- [DATA SUPPLIED]
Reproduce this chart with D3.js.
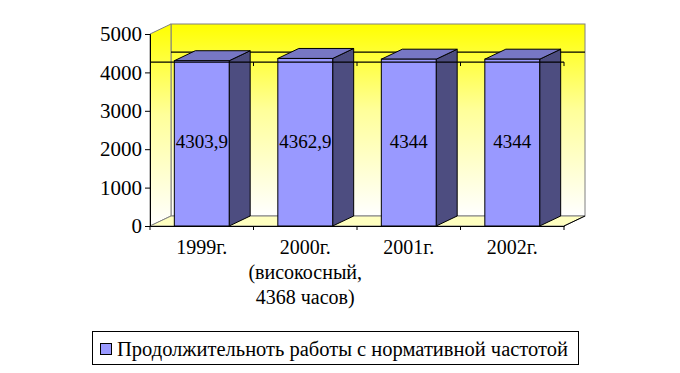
* * *
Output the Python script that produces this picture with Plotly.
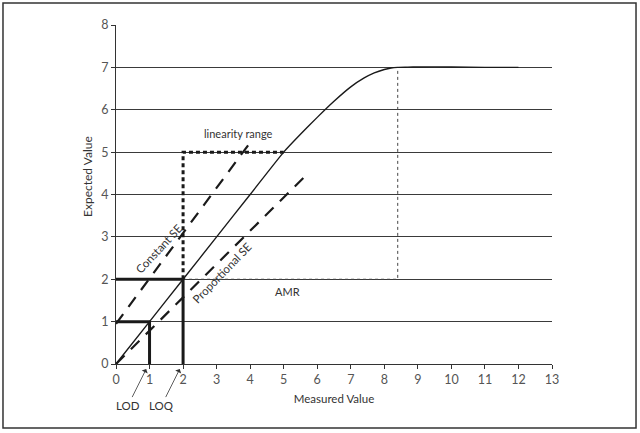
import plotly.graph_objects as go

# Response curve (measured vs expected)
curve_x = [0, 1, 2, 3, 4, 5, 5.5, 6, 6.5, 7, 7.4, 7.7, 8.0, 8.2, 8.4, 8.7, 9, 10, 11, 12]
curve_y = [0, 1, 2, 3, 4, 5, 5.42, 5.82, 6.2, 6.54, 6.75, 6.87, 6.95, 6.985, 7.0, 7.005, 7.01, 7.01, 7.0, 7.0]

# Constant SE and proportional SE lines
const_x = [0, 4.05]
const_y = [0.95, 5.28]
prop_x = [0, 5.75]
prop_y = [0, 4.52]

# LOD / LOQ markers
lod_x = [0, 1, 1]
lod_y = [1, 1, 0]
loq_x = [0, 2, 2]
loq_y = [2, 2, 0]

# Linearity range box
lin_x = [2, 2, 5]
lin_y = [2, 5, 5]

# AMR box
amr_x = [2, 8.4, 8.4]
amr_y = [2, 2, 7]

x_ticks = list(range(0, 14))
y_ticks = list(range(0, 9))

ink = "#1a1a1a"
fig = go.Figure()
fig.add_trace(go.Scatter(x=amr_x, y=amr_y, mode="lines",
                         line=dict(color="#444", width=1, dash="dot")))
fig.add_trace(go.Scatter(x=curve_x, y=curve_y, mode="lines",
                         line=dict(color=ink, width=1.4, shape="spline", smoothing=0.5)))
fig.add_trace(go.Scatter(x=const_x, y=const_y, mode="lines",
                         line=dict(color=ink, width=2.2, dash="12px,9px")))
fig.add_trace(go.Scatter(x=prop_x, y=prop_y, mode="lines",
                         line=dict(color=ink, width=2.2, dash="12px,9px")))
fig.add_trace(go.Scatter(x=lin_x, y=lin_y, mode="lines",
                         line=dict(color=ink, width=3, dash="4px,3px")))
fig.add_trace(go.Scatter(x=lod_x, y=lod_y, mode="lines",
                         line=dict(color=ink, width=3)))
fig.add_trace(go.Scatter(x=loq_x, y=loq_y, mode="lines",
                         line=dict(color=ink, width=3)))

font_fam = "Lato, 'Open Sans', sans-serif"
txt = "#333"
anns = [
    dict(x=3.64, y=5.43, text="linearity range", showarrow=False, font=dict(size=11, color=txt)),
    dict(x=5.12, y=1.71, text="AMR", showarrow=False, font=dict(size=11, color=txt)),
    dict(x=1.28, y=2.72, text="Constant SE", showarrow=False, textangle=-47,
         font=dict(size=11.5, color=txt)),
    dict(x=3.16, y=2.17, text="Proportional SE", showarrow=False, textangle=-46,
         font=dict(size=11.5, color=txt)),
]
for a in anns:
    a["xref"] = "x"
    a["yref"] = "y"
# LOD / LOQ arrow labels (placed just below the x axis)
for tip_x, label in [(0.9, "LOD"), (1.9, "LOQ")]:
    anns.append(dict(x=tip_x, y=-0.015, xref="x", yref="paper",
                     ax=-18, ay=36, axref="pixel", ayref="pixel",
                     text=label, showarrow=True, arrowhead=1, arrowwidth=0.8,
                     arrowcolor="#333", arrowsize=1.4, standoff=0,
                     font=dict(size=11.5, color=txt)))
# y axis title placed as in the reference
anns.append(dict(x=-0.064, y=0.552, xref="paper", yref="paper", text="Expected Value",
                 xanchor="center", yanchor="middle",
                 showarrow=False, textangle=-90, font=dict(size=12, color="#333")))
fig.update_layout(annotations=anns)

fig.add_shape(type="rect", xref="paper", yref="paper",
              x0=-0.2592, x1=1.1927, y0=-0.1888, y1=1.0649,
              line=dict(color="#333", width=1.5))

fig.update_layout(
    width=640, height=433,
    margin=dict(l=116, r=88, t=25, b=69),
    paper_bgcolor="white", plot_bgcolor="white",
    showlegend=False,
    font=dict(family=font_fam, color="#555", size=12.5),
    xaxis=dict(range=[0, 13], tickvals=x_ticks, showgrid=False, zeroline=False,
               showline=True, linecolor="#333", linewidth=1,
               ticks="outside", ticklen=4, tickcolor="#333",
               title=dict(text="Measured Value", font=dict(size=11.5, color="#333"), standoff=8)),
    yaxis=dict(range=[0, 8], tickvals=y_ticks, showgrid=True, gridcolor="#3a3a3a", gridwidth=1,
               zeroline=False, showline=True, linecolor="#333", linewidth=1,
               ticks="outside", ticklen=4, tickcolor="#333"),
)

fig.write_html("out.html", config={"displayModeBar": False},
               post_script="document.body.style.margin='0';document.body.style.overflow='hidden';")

- [WRITTEN TASK]
In the listing above, find the line containing "Output the Python" and the line containing "import plotly.graph_objects as go", then output those two lines and everything between them exactly as written, without the images.

- [WRITTEN SOLUTION]
Output the Python script that produces this picture with Plotly.
import plotly.graph_objects as go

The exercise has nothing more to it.